Na história recente do planeta, o ano de 2023 foi o mais quente já registrado – e talvez o mais ameno do Capitaliniano, a primeira Idade geológica do Antropoceno, Época caracterizada pela dominância do Homo sapiens como principal força geológica da Terra. As mudanças climáticas, amplificadas pelo El Niño e por eventos extremos pontuais deixaram suas marcas nos termômetros e nos ecossistemas sensíveis à temperatura. Glaciares e geleiras de latitudes médias, em especial, sofreram perdas de volume e área pelo seu derretimento sem precedentes.

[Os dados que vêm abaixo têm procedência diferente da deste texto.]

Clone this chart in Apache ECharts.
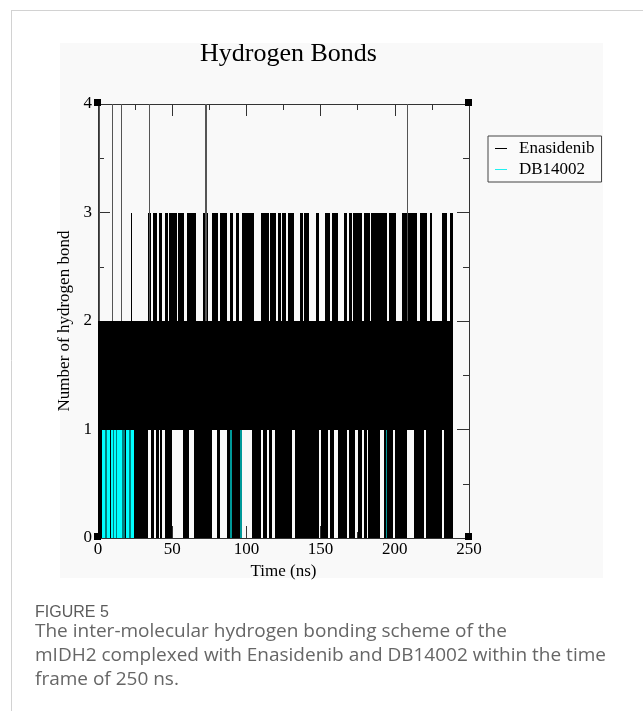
<!DOCTYPE html>
<html><head><meta charset="utf-8">
<script src="https://cdn.jsdelivr.net/npm/echarts@6/dist/echarts.min.js"></script>
<style>html,body{margin:0;padding:0;background:#fff;}#c{width:643px;height:711px;}</style>
</head><body><div id="c"></div>
<script>
// ---------------- data ----------------
const chartTitle = 'Hydrogen Bonds';
const xName = 'Time (ns)';
const yName = 'Number of hydrogen bond';
const seriesNames = ['Enasidenib', 'DB14002'];
// Enasidenib: minimum / maximum number of H-bonds in each 1-ns window (t = 0 .. 238 ns)
const enaMin = [
0,0,0,0,0,0,0,0,0,0, 0,0,0,0,0,0,0,0,0,0, 0,0,0,0,0,0,0,0,0,0, 0,0,0,0,1,1,0,0,1,0,
0,1,0,1,1,0,0,0,0,0, 1,1,1,1,1,1,1,0,0,0, 0,1,1,1,1,0,0,0,0,0, 0,0,0,0,0,0,0,1,1,1,
0,0,1,1,1,1,1,0,0,0, 0,0,0,0,0,0,0,1,1,1, 1,1,1,1,0,0,0,0,0,0, 1,0,0,0,1,0,0,1,1,0,
0,0,0,0,0,0,0,0,0,0, 0,1,1,0,0,0,0,0,0,0, 0,0,0,0,0,0,0,0,0,1, 0,0,0,0,0,1,0,0,0,1,
1,1,0,0,0,0,0,0,1,0, 0,0,0,1,1,0,0,0,1,0, 0,1,0,0,0,0,0,0,0,0, 1,1,1,0,0,0,0,0,0,1,
0,0,0,0,0,0,0,0,1,1, 1,1,1,0,0,0,0,0,0,0, 1,0,0,0,0,0,0,0,0,0, 0,0,1,0,0,0,0,0,0
];
const enaMax = [
2,2,2,2,2,2,2,2,2,2, 2,2,2,2,2,2,2,2,2,2, 2,2,3,2,2,2,2,2,2,2, 2,2,2,2,3,3,2,3,3,3,
2,3,3,2,2,3,3,2,3,3, 3,3,3,2,3,3,3,3,2,2, 3,3,3,3,3,3,2,2,2,2, 2,3,3,3,2,2,2,3,3,3,
3,2,3,3,3,3,3,2,2,3, 3,2,2,3,3,2,2,3,3,3, 3,3,3,3,3,2,2,2,2,2, 3,3,3,3,3,2,3,3,3,3,
2,3,3,2,3,3,3,2,3,3, 3,3,2,2,2,2,3,3,2,3, 3,3,2,2,2,2,2,3,3,2, 2,2,2,3,3,3,2,2,3,3,
3,3,2,2,2,2,3,3,2,3, 3,2,3,3,3,3,3,3,2,3, 3,3,3,2,3,3,3,3,3,3, 3,3,3,3,3,2,3,3,3,3,
3,2,2,2,2,3,3,3,3,3, 3,3,3,3,3,2,2,3,3,3, 3,3,2,2,3,2,2,2,2,2, 2,2,3,3,3,2,2,3,3
];
// brief excursions of Enasidenib to 4 H-bonds (time in ns)
const enaSpikeTimes = [0.7, 10.1, 15.5, 34.7, 72.4, 73.4, 208.7];
const enaSpikeValue = [4, 4, 4, 4, 4, 4, 4];
// DB14002: fraction of frames with 1 H-bond in 1-ns windows starting at these times
const dbBins = [3,4,5,6,7,9,10,11,12,13,14,15,16,17,19,20,21,22,23,89,96,194];
const dbOcc  = [1,1,0.5,1,1,1,0.5,1,0.5,1,1,1,0.5,0.5,1,1,0.5,1,1,0.6,0.6,0.6];
const xTickLabels = [0, 50, 100, 150, 200, 250];
const yTickLabels = [0, 1, 2, 3, 4];
const captionHead = 'FIGURE 5';
const captionLines = [
  'The inter-molecular hydrogen bonding scheme of the',
  'mIDH2 complexed with Enasidenib and DB14002 within the time',
  'frame of 250 ns.'
];

// ---------------- build ----------------
function runs(minArr, maxArr) {
  const out = [];
  let s = 0;
  for (let i = 1; i <= minArr.length; i++) {
    if (i === minArr.length || minArr[i] !== minArr[s] || maxArr[i] !== maxArr[s]) {
      out.push([s, i, minArr[s], maxArr[s]]);
      s = i;
    }
  }
  return out;
}
const enaRuns = runs(enaMin, enaMax);
const dbData = dbBins.map((t, i) => [t, t + 1, 0, 1, dbOcc[i]]);
const spikeData = enaSpikeTimes.map((t, i) => [t, 2, enaSpikeValue[i]]);

function rectItem(params, api) {
  const a = api.coord([api.value(0), api.value(3)]);
  const b = api.coord([api.value(1), api.value(2)]);
  const x0 = Math.round(a[0]), x1 = Math.round(b[0]);
  const y0 = Math.round(a[1]), y1 = Math.round(b[1]);
  return { type: 'rect', shape: { x: x0, y: y0, width: Math.max(1, x1 - x0), height: y1 - y0 },
    style: { fill: api.visual('color') } };
}
function dbItem(params, api) {
  const a = api.coord([api.value(0), api.value(3)]);
  const b = api.coord([api.value(1), api.value(2)]);
  const x0 = Math.round(a[0]), x1 = Math.round(b[0]);
  const y0 = Math.round(a[1]), y1 = Math.round(b[1]);
  return { type: 'rect', shape: { x: x0, y: y0, width: Math.max(1, x1 - x0), height: y1 - y0 },
    style: { fill: '#00ffff', opacity: api.value(4) } };
}
function spikeItem(params, api) {
  const a = api.coord([api.value(0), api.value(1)]);
  const b = api.coord([api.value(0), api.value(2)]);
  const x = Math.floor(a[0]) + 0.5;
  return { type: 'line', shape: { x1: x, y1: a[1], x2: x, y2: b[1] },
    style: { stroke: '#555', lineWidth: 1 } };
}

const serif = 'Liberation Serif, Times New Roman, serif';
const axisCommon = {
  type: 'value', min: 0, splitLine: { show: false },
  axisLine: { show: true, onZero: false, lineStyle: { color: '#333', width: 1 } },
  axisTick: { show: true, inside: true, length: 12, lineStyle: { color: '#333', width: 1 } },
  minorTick: { show: true, splitNumber: 2, length: 6, lineStyle: { color: '#333', width: 1 } },
  axisLabel: { fontFamily: serif, fontSize: 17, color: '#000' }
};

const chart = echarts.init(document.getElementById('c'), null, { renderer: 'canvas' });
const gl = 98, gt = 104, gr = 643 - 469, gb = 711 - 538;

const graphics = [
  { type: 'rect', z: -100, shape: { x: 60, y: 43, width: 543, height: 535 }, style: { fill: '#f9f9f9' }, silent: true },
  { type: 'line', z: -100, shape: { x1: 11, y1: 10.5, x2: 643, y2: 10.5 }, style: { stroke: '#d2d2d2', lineWidth: 1 } },
  { type: 'line', z: -100, shape: { x1: 11.5, y1: 10, x2: 11.5, y2: 711 }, style: { stroke: '#d2d2d2', lineWidth: 1 } },
  { type: 'text', left: 35, top: 605, style: { text: captionHead, font: '16px "Liberation Sans Narrow", "Arial Narrow", sans-serif', fill: '#5c5c5c' } }
];
captionLines.forEach((s, i) => {
  graphics.push({ type: 'text', left: 35, top: 622 + i * 24,
    style: { text: s, font: '19px "Open Sans", sans-serif', fill: '#666' } });
});

chart.setOption({
  animation: false,
  title: { text: chartTitle, left: 283.5, top: 36, textAlign: 'center',
    textStyle: { fontFamily: serif, fontSize: 26, fontWeight: 'normal', color: '#000' } },
  legend: {
    orient: 'vertical', left: 488, top: 136,
    data: [{ name: seriesNames[0], icon: 'rect', itemStyle: { color: '#000' } },
           { name: seriesNames[1], icon: 'rect', itemStyle: { color: '#20f0f0' } }],
    itemWidth: 12, itemHeight: 1, itemGap: 4,
    padding: [4, 7, 4, 7],
    borderColor: '#444', borderWidth: 1, backgroundColor: '#fafafa',
    textStyle: { fontFamily: serif, fontSize: 17, color: '#000', lineHeight: 16, padding: [0, 0, 0, 7] }
  },
  grid: { left: gl, top: gt, right: gr, bottom: gb, containLabel: false },
  xAxis: [
    Object.assign({}, axisCommon, { max: 250, interval: 50, position: 'bottom',
      name: xName, nameLocation: 'middle', nameGap: 16,
      nameTextStyle: { fontFamily: serif, fontSize: 17, color: '#000' },
      axisLabel: Object.assign({}, axisCommon.axisLabel, { margin: 3 }) }),
    Object.assign({}, axisCommon, { max: 250, interval: 50, position: 'top', axisLabel: { show: false } })
  ],
  yAxis: [
    Object.assign({}, axisCommon, { max: 4, interval: 1, position: 'left',
      name: yName, nameLocation: 'middle', nameGap: 14, nameRotate: 90,
      nameTextStyle: { fontFamily: serif, fontSize: 17, color: '#000' },
      axisLabel: Object.assign({}, axisCommon.axisLabel, { margin: 6 }) }),
    Object.assign({}, axisCommon, { max: 4, interval: 1, position: 'right', axisLabel: { show: false } })
  ],
  series: [
    { name: seriesNames[0], type: 'custom', renderItem: rectItem, data: enaRuns,
      itemStyle: { color: '#000' }, encode: { x: [0, 1], y: [2, 3] }, clip: true, silent: true },
    { name: seriesNames[0] + ' spikes', type: 'custom', renderItem: spikeItem, data: spikeData,
      encode: { x: 0, y: [1, 2] }, clip: true, silent: true },
    { name: seriesNames[1], type: 'custom', renderItem: dbItem, data: dbData,
      itemStyle: { color: '#00ffff' }, encode: { x: [0, 1], y: [2, 3] }, clip: true, silent: true }
  ],
  graphic: graphics
});

// small corner markers of the plot frame (as in the Grace output)
const corners = [[0, 0], [250, 0], [0, 4], [250, 4]].map(p => chart.convertToPixel({ xAxisIndex: 0, yAxisIndex: 0 }, p));
const cornerG = corners.map(c => ({ type: 'rect', z: 50,
  shape: { x: Math.round(c[0]) - 4, y: Math.round(c[1]) - 5, width: 7, height: 7 }, style: { fill: '#000' } }));
chart.setOption({ graphic: graphics.concat(cornerG) });
</script></body></html>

O icônico Glaciar do Monte Perdido, um dos últimos glaciares da Península Ibérica e o terceiro em extensão, com superfície de pouco mais de 50 ha e 50 metros de espessura, não foi exceção. Este glaciar é um tesouro natural nos Pirineus, e seu gelo registra cerca de dois milênios de história climática da Terra. Porém, derrete a uma velocidade alarmante devido ao aumento das temperaturas, causadas pela emissão de gases de efeito estufa derivados de petróleo, e também pela deposição sobre a neve e o gelo de partículas que acompanham as emissões desses gases.
No atual ritmo de degelo, é provável que o Glaciar do Monte Perdido – assim como a maior parte dos glaciares no mundo – desapareça por completo em menos de 50 anos. As consequências ecológicas dessa perda são imensuráveis para o ecossistema Pirenaico e global. Além disso, climaticamente, a perda de glaciares ou a diminuição do seu albedo pela deposição de matéria particulada, significa um sistema ainda mais quente, acelerando o aumento da temperatura planetária.
Na esfera social, porém, o impacto da perda glaciar é bem conhecido: milhões de pessoas dependem diretamente da água armazenada em forma de gelo e neve que, no passado, derretiam mais lentamente, abastecendo reservatórios naturais ou artificiais. Desa forma, os glaciares garantiam a soberania hídrica e alimentar das populações à jusante. Agora, o derretimento acelerado coloca em xeque a disponibilidade de água durante a estiagem e aumenta o risco de enchentes em áreas de vulnerabilidade social na época de degelo.
Por isso, esse ensaio é um alarme sobre a vulnerabilidade dos ecossistemas glaciares, sobre a necessidade urgente de enfrentar as mudanças climáticas e pensar em ações para a conservação desses registros históricos naturais, que ajudam a entender as condições climáticas passadas da Terra. Graças aos registros naturais, sabemos que em outras Épocas e Idades geológicas, essas condições eram menos favoráveis à vida humana como a conhecemos agora. O Antropoceno caminha a passos largos para um ambiente mais hostil à biosfera adaptada ao clima Cenozoico, e levará com ele as histórias não reveladas pelos glaciares perdidos.